▶ _Written problem_:
Print nothing but the lines from the start of the listing below through the line that contains "ax = fig.add_axes([150". Do not include the pictures.

--- Start Supplied material ---

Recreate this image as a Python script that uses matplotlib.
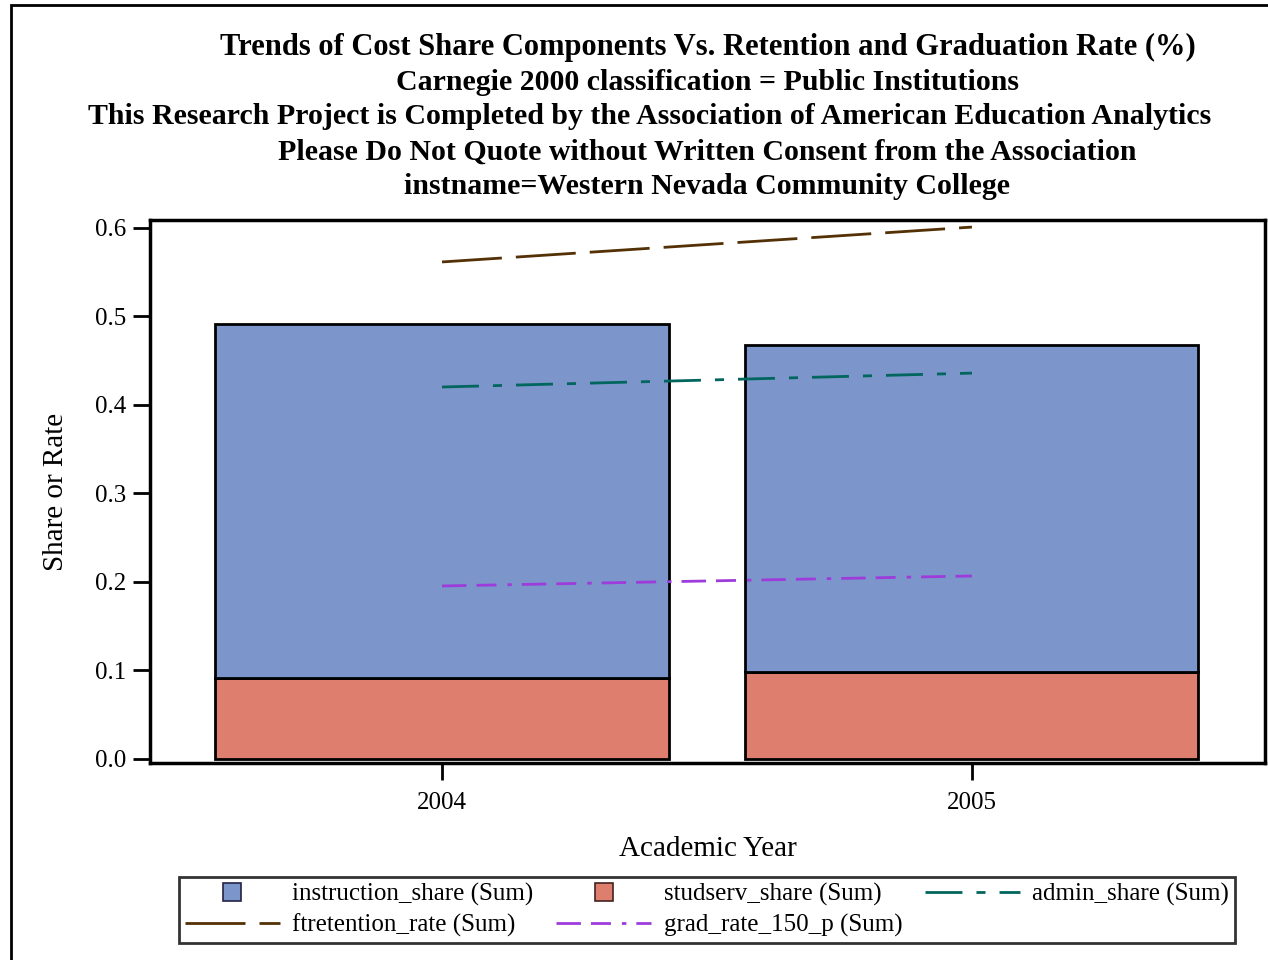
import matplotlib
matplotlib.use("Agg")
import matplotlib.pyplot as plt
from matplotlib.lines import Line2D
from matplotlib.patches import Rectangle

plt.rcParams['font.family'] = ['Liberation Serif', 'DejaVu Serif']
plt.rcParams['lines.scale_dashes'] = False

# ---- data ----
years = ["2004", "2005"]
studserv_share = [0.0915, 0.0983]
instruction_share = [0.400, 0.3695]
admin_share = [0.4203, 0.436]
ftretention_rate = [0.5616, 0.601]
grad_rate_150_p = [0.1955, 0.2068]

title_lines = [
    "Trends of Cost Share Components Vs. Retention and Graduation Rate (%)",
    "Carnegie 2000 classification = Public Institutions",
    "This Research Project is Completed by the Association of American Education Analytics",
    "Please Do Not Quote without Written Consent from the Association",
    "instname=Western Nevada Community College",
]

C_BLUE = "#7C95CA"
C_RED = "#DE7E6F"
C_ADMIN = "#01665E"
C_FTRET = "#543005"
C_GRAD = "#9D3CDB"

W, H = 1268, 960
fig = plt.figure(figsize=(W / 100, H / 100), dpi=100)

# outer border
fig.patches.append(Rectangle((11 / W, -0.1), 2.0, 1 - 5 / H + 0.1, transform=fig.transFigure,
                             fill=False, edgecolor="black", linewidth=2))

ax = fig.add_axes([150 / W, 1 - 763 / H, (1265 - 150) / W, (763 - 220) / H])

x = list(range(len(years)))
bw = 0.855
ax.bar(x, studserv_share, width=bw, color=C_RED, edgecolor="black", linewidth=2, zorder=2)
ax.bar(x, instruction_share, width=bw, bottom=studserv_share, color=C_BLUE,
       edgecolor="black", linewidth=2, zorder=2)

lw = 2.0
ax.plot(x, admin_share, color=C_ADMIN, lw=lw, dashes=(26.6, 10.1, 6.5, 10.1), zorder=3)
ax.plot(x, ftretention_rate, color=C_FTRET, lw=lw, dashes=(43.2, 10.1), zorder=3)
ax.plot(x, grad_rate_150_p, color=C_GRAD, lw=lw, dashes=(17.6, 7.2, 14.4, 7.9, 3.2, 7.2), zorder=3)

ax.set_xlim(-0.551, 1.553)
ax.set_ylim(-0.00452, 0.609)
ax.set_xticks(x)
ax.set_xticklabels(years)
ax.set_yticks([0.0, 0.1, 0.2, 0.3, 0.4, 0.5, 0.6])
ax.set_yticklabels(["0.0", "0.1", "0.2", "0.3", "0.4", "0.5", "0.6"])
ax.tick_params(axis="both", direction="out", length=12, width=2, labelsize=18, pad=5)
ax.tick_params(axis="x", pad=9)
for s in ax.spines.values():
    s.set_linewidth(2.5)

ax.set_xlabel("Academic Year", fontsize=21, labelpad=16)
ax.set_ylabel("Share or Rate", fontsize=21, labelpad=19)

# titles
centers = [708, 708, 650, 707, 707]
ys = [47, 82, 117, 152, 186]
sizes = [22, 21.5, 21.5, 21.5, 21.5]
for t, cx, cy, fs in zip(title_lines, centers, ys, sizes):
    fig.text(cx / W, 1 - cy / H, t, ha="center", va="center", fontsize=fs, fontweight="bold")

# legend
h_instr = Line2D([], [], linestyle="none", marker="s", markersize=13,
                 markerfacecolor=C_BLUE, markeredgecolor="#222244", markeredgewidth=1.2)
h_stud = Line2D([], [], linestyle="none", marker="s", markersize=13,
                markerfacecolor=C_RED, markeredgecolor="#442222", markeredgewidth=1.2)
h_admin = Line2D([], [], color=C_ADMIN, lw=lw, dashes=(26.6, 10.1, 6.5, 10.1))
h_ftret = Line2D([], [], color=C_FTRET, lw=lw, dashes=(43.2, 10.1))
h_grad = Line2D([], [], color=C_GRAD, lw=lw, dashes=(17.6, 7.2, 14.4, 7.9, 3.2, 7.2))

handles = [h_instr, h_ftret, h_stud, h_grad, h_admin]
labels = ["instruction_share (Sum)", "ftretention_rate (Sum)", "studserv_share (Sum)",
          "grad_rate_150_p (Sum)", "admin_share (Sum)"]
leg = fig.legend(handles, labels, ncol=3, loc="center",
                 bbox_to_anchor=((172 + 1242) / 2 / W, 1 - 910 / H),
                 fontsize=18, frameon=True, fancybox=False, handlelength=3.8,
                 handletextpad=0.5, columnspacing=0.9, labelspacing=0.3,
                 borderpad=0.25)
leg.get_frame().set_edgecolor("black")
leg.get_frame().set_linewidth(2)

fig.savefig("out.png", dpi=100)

--- End Supplied material ---

▶ _Completed task_:
Recreate this image as a Python script that uses matplotlib.
import matplotlib
matplotlib.use("Agg")
import matplotlib.pyplot as plt
from matplotlib.lines import Line2D
from matplotlib.patches import Rectangle

plt.rcParams['font.family'] = ['Liberation Serif', 'DejaVu Serif']
plt.rcParams['lines.scale_dashes'] = False

# ---- data ----
years = ["2004", "2005"]
studserv_share = [0.0915, 0.0983]
instruction_share = [0.400, 0.3695]
admin_share = [0.4203, 0.436]
ftretention_rate = [0.5616, 0.601]
grad_rate_150_p = [0.1955, 0.2068]

title_lines = [
    "Trends of Cost Share Components Vs. Retention and Graduation Rate (%)",
    "Carnegie 2000 classification = Public Institutions",
    "This Research Project is Completed by the Association of American Education Analytics",
    "Please Do Not Quote without Written Consent from the Association",
    "instname=Western Nevada Community College",
]

C_BLUE = "#7C95CA"
C_RED = "#DE7E6F"
C_ADMIN = "#01665E"
C_FTRET = "#543005"
C_GRAD = "#9D3CDB"

W, H = 1268, 960
fig = plt.figure(figsize=(W / 100, H / 100), dpi=100)

# outer border
fig.patches.append(Rectangle((11 / W, -0.1), 2.0, 1 - 5 / H + 0.1, transform=fig.transFigure,
                             fill=False, edgecolor="black", linewidth=2))

ax = fig.add_axes([150 / W, 1 - 763 / H, (1265 - 150) / W, (763 - 220) / H])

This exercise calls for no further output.